EDMONTON COMMUNITY FOUNDATION (ECF): What are
some examples of business situations that can trigger
tax implications?
TIM KIRBY (TK): Selling a business or capital assets,
receiving a large bonus, or corporate restructuring all
have tax implications. These events often trigger capital
gains taxes, income taxes or other tax liabilities. As a
business owner, you need to plan in advance how to
handle these to ensure your financial obligations don’t
hinder future growth or personal finances.

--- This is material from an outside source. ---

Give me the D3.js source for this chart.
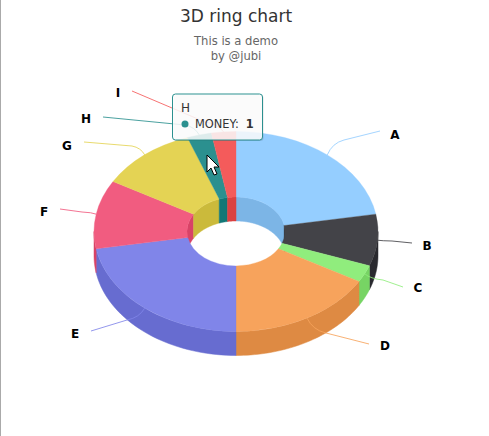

ECF: What are the biggest considerations when dealing
with these tax scenarios?
TK: You must understand the full scope of potential tax
liabilities and how these events impact short-term and
long-term finances. You’ll also need to evaluate how
various tax-planning strategies, including charitable
donations, can mitigate these liabilities. It’s important
to consider how tax implications align with your overall
business and personal goals, such as retirement planning or
future investments.
ECF: How can charitable giving help to offset these tax events?
TK: Charitable giving can reduce taxable income through
deductions and credits, which in turn can lower the tax
burden in specific situations, such as the sale of a business
or realizing a significant capital gains on the disposition of
capital assets such as stocks, bonds or vacation properties.
By donating to registered charities, businesses can reduce
their taxable income while supporting causes they care
about. Certain types of corporate income tax are refundable,
and a donation strategy can benefit the donor by triggering
a tax refund while furthering the corporation’s philanthropic
objectives. A well-structured charitable giving strategy can
be a win-win for the business and the community.
ECF: Who would you recommend having these
conversations with?
TK: It’s essential to consult with a qualified tax advisor
and a financial planner who can guide your business
through tax strategy decisions. A charitable giving advisor
or representative from a charity can help align your
philanthropic goals with the best tax strategies. Collaborating
with professionals who understand the full spectrum of your
personal and business financial and charitable objectives is
crucial to maximizing charitable, business and tax benefits.
ECF: Why is it important to receive assistance from someone
who can speak about the benefits of selling a business, and
the unexpected consequences from the sale?
TK: Selling a business can trigger unforeseen consequences,
such as capital gains taxes or changes in business structure
that might impact your personal finances. Understanding
the after-tax bottom line following a sale is more important
than focusing on the top-line sale price. Having a team of
professionals to help navigate the benefits and potential
drawbacks of the sale ensures that you can make financially
sound decisions aligned with your long-term objectives. Tax
and donation planning can often bridge valuation gaps on
proposed sale transactions.
Tim Kirby is a Partner at Felesky Flynn LLP and specializes
in estate and succession planning, corporate and personal
tax planning, and mergers and acquisitions. He is recognized
as a leading tax lawyer by The Best Lawyers in Canada™ and
is ranked as a featured Leading Lawyer in Corporate Tax,
Finance and M&A, and Estate & Personal Tax Planning –
Estate & Tax Planning by Canadian Lexpert®.